Remote Data Engineer - Python
Overview of the Position
The Service Research team is tasked with finding new ways we can use advanced analytics to help Marketing and Operations run the business and meet organizational goals. This is accomplished by engaging with our business partners to develop solutions to direct and/or generate contact, optimize customer interactions and expenses, tie service methods to policy actions and claim level events, as well as predict future behaviors.
The Senior Data Engineer on this team is responsible for ingestion, extraction, cleaning, integrity testing, integration, and mapping of data across multiple data assets within The Hartford. The data engineer will work with Data Scientists, business partners, enterprise data and technology teams to understand, build, and troubleshoot issues with data pipelines for downstream analytics use cases. SQL expertise is a must for data extraction from data warehouses, data marts, and operational databases. Familiarly with systems like Hadoop, and Linux and scripting languages like Python is preferred.
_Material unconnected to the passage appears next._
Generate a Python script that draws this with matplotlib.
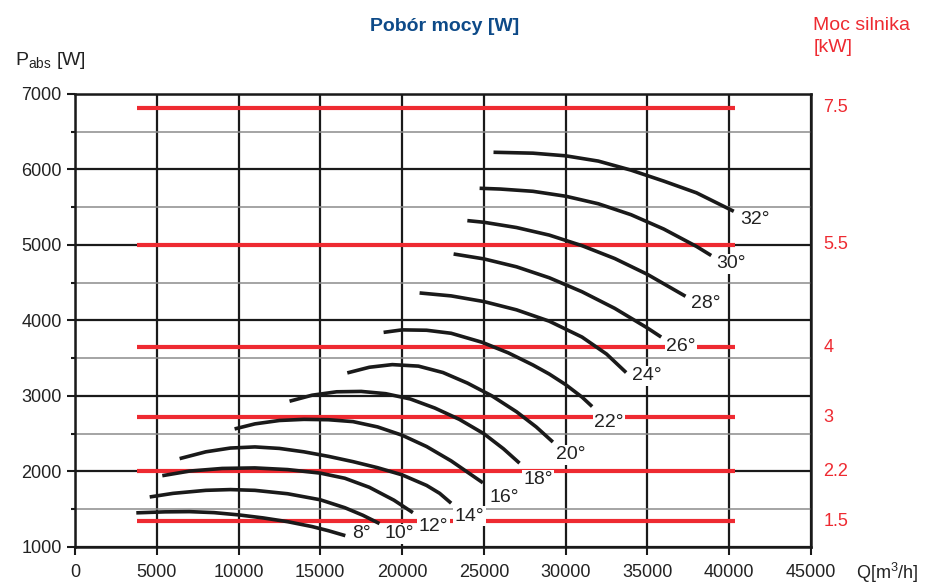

The engineer should have a deep understanding of query optimization to link data across tables and policy, claims and accounting systems.
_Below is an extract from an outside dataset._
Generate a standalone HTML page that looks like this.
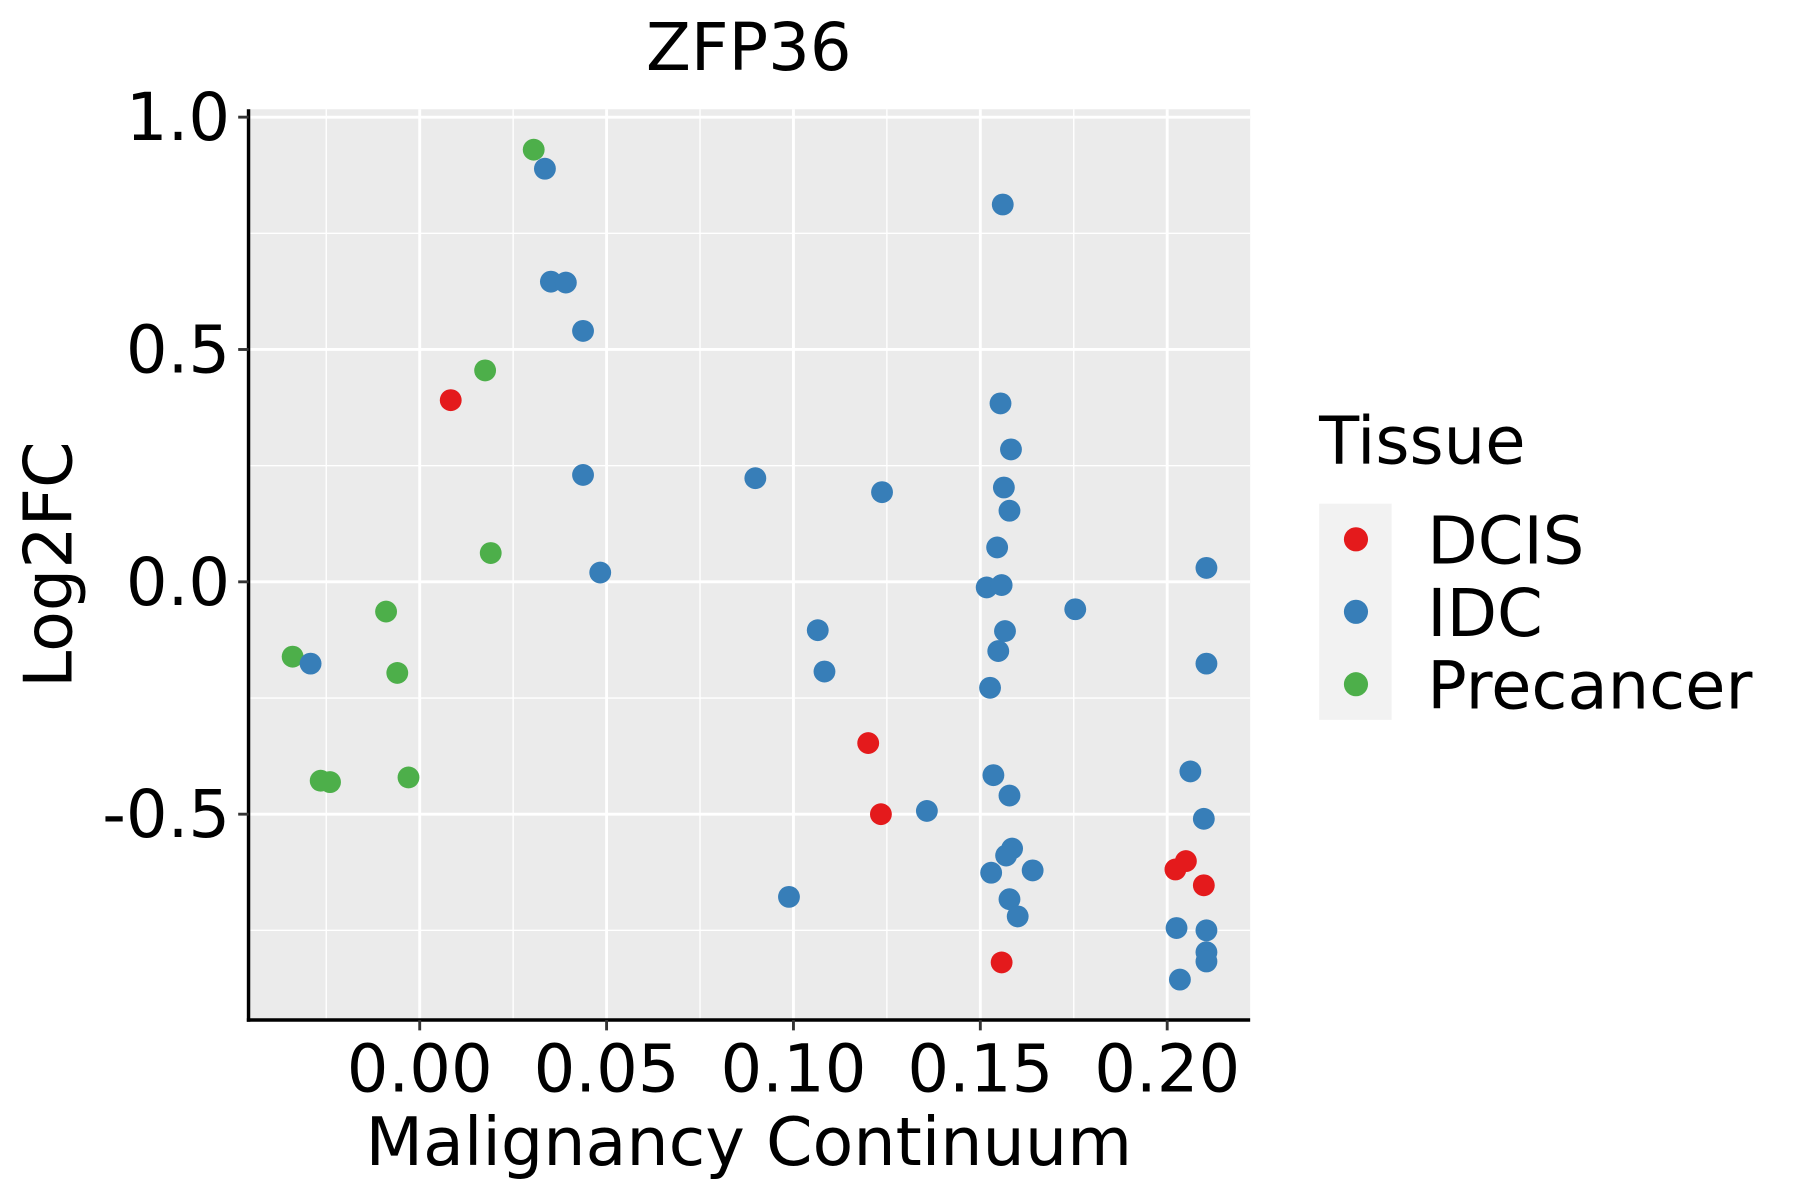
<!DOCTYPE html>
<html><head><meta charset="utf-8"><style>
html,body{margin:0;padding:0;background:#fff;}
svg{display:block;font-family:"DejaVu Sans","Liberation Sans",sans-serif;}
</style></head><body>
<svg id="chart" width="1800" height="1200" viewBox="0 0 1565 1043.5" xmlns="http://www.w3.org/2000/svg"></svg>
<script>
const dcisX = [0.0083,0.120,0.1234,0.1557,0.2022,0.205,0.2098];
const dcisY = [0.391,-0.347,-0.500,-0.819,-0.619,-0.601,-0.653];
const idcX = [0.0335,0.156,0.0351,0.0391,0.0437,-0.0292,0.0437,0.0483,0.0898,0.1237,0.1554,0.1582,0.1563,0.1578,0.1545,0.1517,0.1557,0.1566,0.1548,0.1526,0.1754,0.1065,0.1083,0.2105,0.2105,0.1535,0.1578,0.1357,0.2062,0.2098,0.1585,0.1569,0.1529,0.164,0.1578,0.160,0.0988,0.2025,0.2105,0.2105,0.2105,0.2034];
const idcY = [0.889,0.812,0.646,0.644,0.540,-0.176,0.230,0.020,0.223,0.193,0.384,0.285,0.203,0.153,0.074,-0.012,-0.007,-0.106,-0.149,-0.228,-0.059,-0.104,-0.193,0.030,-0.176,-0.416,-0.460,-0.493,-0.408,-0.510,-0.574,-0.589,-0.626,-0.621,-0.683,-0.720,-0.678,-0.745,-0.750,-0.797,-0.817,-0.856];
const preX = [0.0305,0.0175,0.019,-0.009,-0.006,-0.034,-0.0265,-0.024,-0.003];
const preY = [0.930,0.455,0.062,-0.064,-0.196,-0.161,-0.428,-0.431,-0.421];
const xTicks = [0,0.05,0.10,0.15,0.20];
const xTickLabels = ["0.00","0.05","0.10","0.15","0.20"];
const yTicks = [1.0,0.5,0.0,-0.5];
const yTickLabels = ["1.0","0.5","0.0","-0.5"];
const xMinor = [-0.025,0.025,0.075,0.125,0.175];
const yMinor = [0.75,0.25,-0.25,-0.75];

const L=216,R=1087,T=95,B=887;
const xMin=-0.0458,xMax=0.2222,yMin=-0.943,yMax=1.017;
const sx=v=>L+(v-xMin)/(xMax-xMin)*(R-L);
const sy=v=>B-(v-yMin)/(yMax-yMin)*(B-T);
const svg=document.getElementById('chart');
const NS='http://www.w3.org/2000/svg';
function mk(tag,attrs,parent){const e=document.createElementNS(NS,tag);for(const k in attrs)e.setAttribute(k,attrs[k]);(parent||svg).appendChild(e);return e;}

let el=mk('rect',{x:L,y:T,width:R-L,height:B-T,fill:'#ebebeb'});


xMinor.forEach(v=>{const g=mk('line',{x1:sx(v),x2:sx(v),y1:T,y2:B,stroke:'#fff','stroke-width':1.2});

});
yMinor.forEach(v=>{const g=mk('line',{x1:L,x2:R,y1:sy(v),y2:sy(v),stroke:'#fff','stroke-width':1.2});

});
xTicks.forEach(v=>{const g=mk('line',{x1:sx(v),x2:sx(v),y1:T,y2:B,stroke:'#fff','stroke-width':2.5});

});
yTicks.forEach(v=>{const g=mk('line',{x1:L,x2:R,y1:sy(v),y2:sy(v),stroke:'#fff','stroke-width':2.5});

});

function pts(xs,ys,color,name){xs.forEach((x,i)=>{const c=mk('circle',{cx:sx(x),cy:sy(ys[i]),r:9.5,fill:color});

});}
pts(preX,preY,'#4daf4a','point-precancer');
pts(idcX,idcY,'#377eb8','point-idc');
pts(dcisX,dcisY,'#e41a1c','point-dcis');

el=mk('line',{x1:L,x2:L,y1:T,y2:B+1.5,stroke:'#000','stroke-width':3});


el=mk('line',{x1:L-1.5,x2:R,y1:B,y2:B,stroke:'#000','stroke-width':3});



yTicks.forEach((v,i)=>{
 const t=mk('line',{x1:L-9,x2:L,y1:sy(v),y2:sy(v),stroke:'#333','stroke-width':2.5});
 
 
 const tx=mk('text',{x:L-16,y:sy(v)+20,'text-anchor':'end','font-size':57,fill:'#000'});
 tx.textContent=yTickLabels[i];
 
 
});
xTicks.forEach((v,i)=>{
 const t=mk('line',{x1:sx(v),x2:sx(v),y1:B,y2:B+9,stroke:'#333','stroke-width':2.5});
 
 
 const tx=mk('text',{x:sx(v),y:B+62,'text-anchor':'middle','font-size':57,fill:'#000'});
 tx.textContent=xTickLabels[i];
 
 
});
</script>
<script>
(function(){
const svg=document.getElementById('chart');const NS='http://www.w3.org/2000/svg';
function mk(tag,attrs){const e=document.createElementNS(NS,tag);for(const k in attrs)e.setAttribute(k,attrs[k]);svg.appendChild(e);return e;}
let e=mk('text',{x:651,y:61,'text-anchor':'middle','font-size':57});e.textContent='ZFP36';


e=mk('text',{x:651,y:1013,'text-anchor':'middle','font-size':58});e.textContent='Malignancy Continuum';


e=mk('text',{x:0,y:0,'text-anchor':'middle','font-size':58,transform:'translate(62,491) rotate(-90)'});e.textContent='Log2FC';


e=mk('text',{x:1147,y:403,'font-size':57});e.textContent='Tissue';


e=mk('rect',{x:1147,y:438,width:63,height:188,fill:'#f2f2f2'});


const labs=['DCIS','IDC','Precancer'],cols=['#e41a1c','#377eb8','#4daf4a'],ys=[469,532,595];
labs.forEach((l,i)=>{
 const c=mk('circle',{cx:1179,cy:ys[i],r:10.5,fill:cols[i]});
 
 
 const t=mk('text',{x:1241,y:ys[i]+21,'font-size':57});t.textContent=l;
 
 
});
})();
</script>
</body></html>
- Understand sources of data within The Hartford, and work with SME's to describe and understand data lineage and suitability for a use case.
- Understand data classification, and adhere to the information protection and privacy restrictions on data.
- Create summary statistics/reports from data warehouses, marts, and operational data stores.
- Extract data from source systems, and data warehouses, and deliver in a pre-defined format using standard database query and parsing tools.
- Work with The Hartford information protection group to get approvals and adhere to the processes for data privacy and loss prevention.
- Understand ways to link or compare information already in our systems with new information.
- Perform preliminary exploratory analysis to evaluate nulls, duplicates and other issues with data sources (internal or external).
- Work with data scientists to understand the requirements and propose and identify data sources and alternatives.
- Produce code artifacts and documentation for reproducibility, preferably utilizing Github, and hand-off to other data science teams.
- Propose ways to improve and standardize processes to enable new data and capability assessment and to enable pivoting to new projects.
- Maintain a Hadoop environment for the Service Research.